Fay subcontracts his work to water-resource companies that help him do the actual improvements. Saving Montana ranches also means Fay helps build infrastructure at the ranches, from outbuildings to ranch houses, cabins and barns — even duck blinds and golf driving ranges. He tries to replicate original ranch structures, so the places look like they belong on the Montana landscape.

“We’re taking something and making it better,” Fay said. When building a new pond, for instance, they’ll save the sod, so that when the pond is full the landscaping around it is planted with native plants. “What we try to do is build water resources so that in one year you won’t know we’ve built it,” Fay said.
Fay encourages new owners to install conservation easements on the properties.

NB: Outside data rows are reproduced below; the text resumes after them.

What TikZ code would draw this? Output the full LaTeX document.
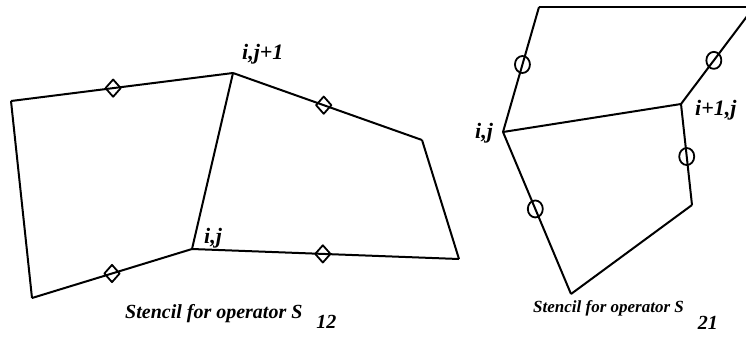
\documentclass[tikz,border=0pt]{standalone}
\usepackage{fontspec}
\setmainfont{Liberation Serif}
\usetikzlibrary{shapes.geometric}
\tikzset{
  edge/.style={line width=2pt, line join=round},
  dmark/.style={diamond, draw, line width=1.8pt, minimum width=16pt, minimum height=18pt, inner sep=0pt},
  cmark/.style={ellipse, draw, line width=1.8pt, minimum width=15pt, minimum height=17pt, inner sep=0pt},
  lbl/.style={font=\fontsize{22}{22}\selectfont\bfseries\itshape, inner sep=0pt, anchor=base west},
  captxt/.style={font=\fontsize{20}{20}\selectfont\bfseries\itshape, inner sep=0pt, anchor=base west},
  captxtb/.style={font=\fontsize{17}{17}\selectfont\bfseries\itshape, inner sep=0pt, anchor=base west}
}
\begin{document}
\begin{tikzpicture}[x=1pt,y=-1pt]
\useasboundingbox (0,0) rectangle (746,338);
\clip (0,0) rectangle (746,338);
% left stencil
\coordinate (A) at (11,101);
\coordinate (B) at (233,73);
\coordinate (C) at (422,140);
\coordinate (D) at (459,259);
\coordinate (E) at (192,249);
\coordinate (F) at (32,298);
\draw[edge] (F) -- (A);
\draw[edge] (A) -- node[dmark, pos=0.46] (d1) {} (B);
\draw[edge] (B) -- node[dmark, pos=0.48] (d2) {} (C);
\draw[edge] (C) -- (D);
\draw[edge] (E) -- node[dmark, pos=0.49] (d3) {} (D);
\draw[edge] (F) -- node[dmark, pos=0.5] (d4) {} (E);
\draw[edge] (E) -- (B);
\node[lbl] (l1) at (242,59) {i,j+1};
\node[lbl] (l2) at (204,243) {i,j};
\node[captxt] (c1) at (125,318) {Stencil for operator S\hspace{14pt}\raisebox{-10pt}{12}};
% right stencil
\coordinate (G) at (539,7);
\coordinate (K) at (754,7);
\coordinate (H) at (503,132);
\coordinate (I) at (681,104);
\coordinate (L) at (692,205);
\coordinate (M) at (571,294);
\draw[edge] (G) -- (K);
\draw[edge] (G) -- node[cmark, pos=0.46] (o1) {} (H);
\draw[edge] (K) -- node[cmark, pos=0.55] (o2) {} (I);
\draw[edge] (H) -- (I);
\draw[edge] (I) -- node[cmark, pos=0.52] (o3) {} (L);
\draw[edge] (L) -- (M);
\draw[edge] (H) -- node[cmark, pos=0.475] (o4) {} (M);
\node[lbl] (l3) at (475,138) {i,j};
\node[lbl] (l4) at (695,115) {i+1,j};
\node[captxtb] (c2) at (533,312) {Stencil for operator S\hspace{14pt}\raisebox{-17pt}{\fontsize{20}{20}\selectfont 21}};
\end{tikzpicture}
\end{document}
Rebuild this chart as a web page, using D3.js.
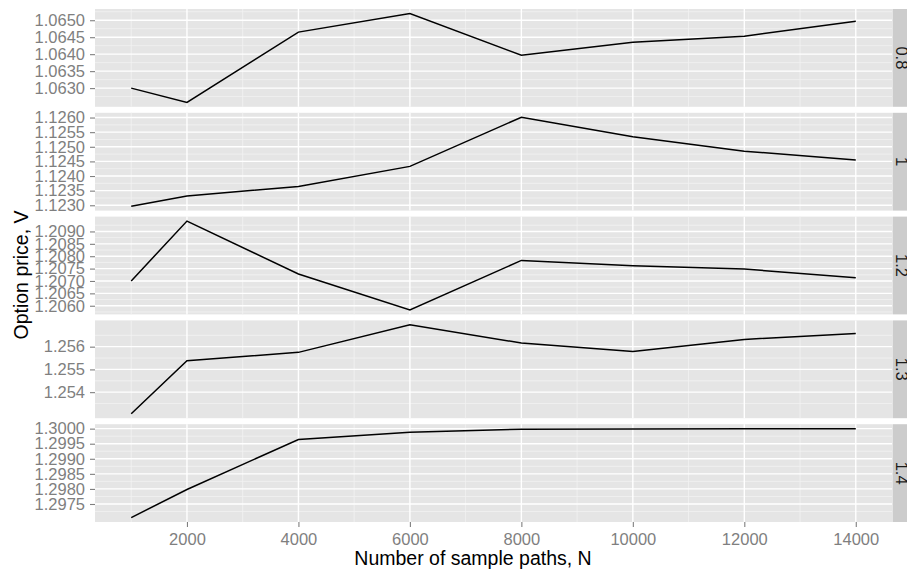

A conservation easement means that the owner might give up the right to subdivide the property, “But the tax benefits are tremendous,” Fay said. Working through conservation organizations like the Montana Land Reliance, Fay said he has helped put “tens of thousands” of acres into conservation easements.

For a rancher to build a trout stream on their ranch may seem frivolous. But to a struggling Montana rancher, improving a stream can greatly increase the resale value of the ranch. This allows the rancher to sell the property, take the cash and often triple the cattle capacity of the next ranch he buys.

“By doing this they can expand their carrying capacity tremendously,” Fay said. For example, Fay helped a rancher in Madison County sell his 750-acre property. After improvements, and with the cash he got for the ranch, the rancher was able to buy 12,000 acres to run cattle near Forsyth, Montana.

He might have helped save that rancher from going bankrupt, and he also might have kept a Montana ranch intact — and safe from subdividing. Because of the scenic assets and recreational possibilities, subdivisions typically follow rivers. Ranches that are on rivers are susceptible to development, and Fay said there is concern among Montana ranchers to help avoid that — even if they have to sell their place. “A rancher can go out of business for a variety of reasons,” Fay said. “There can be a lot of economic pressures on them.”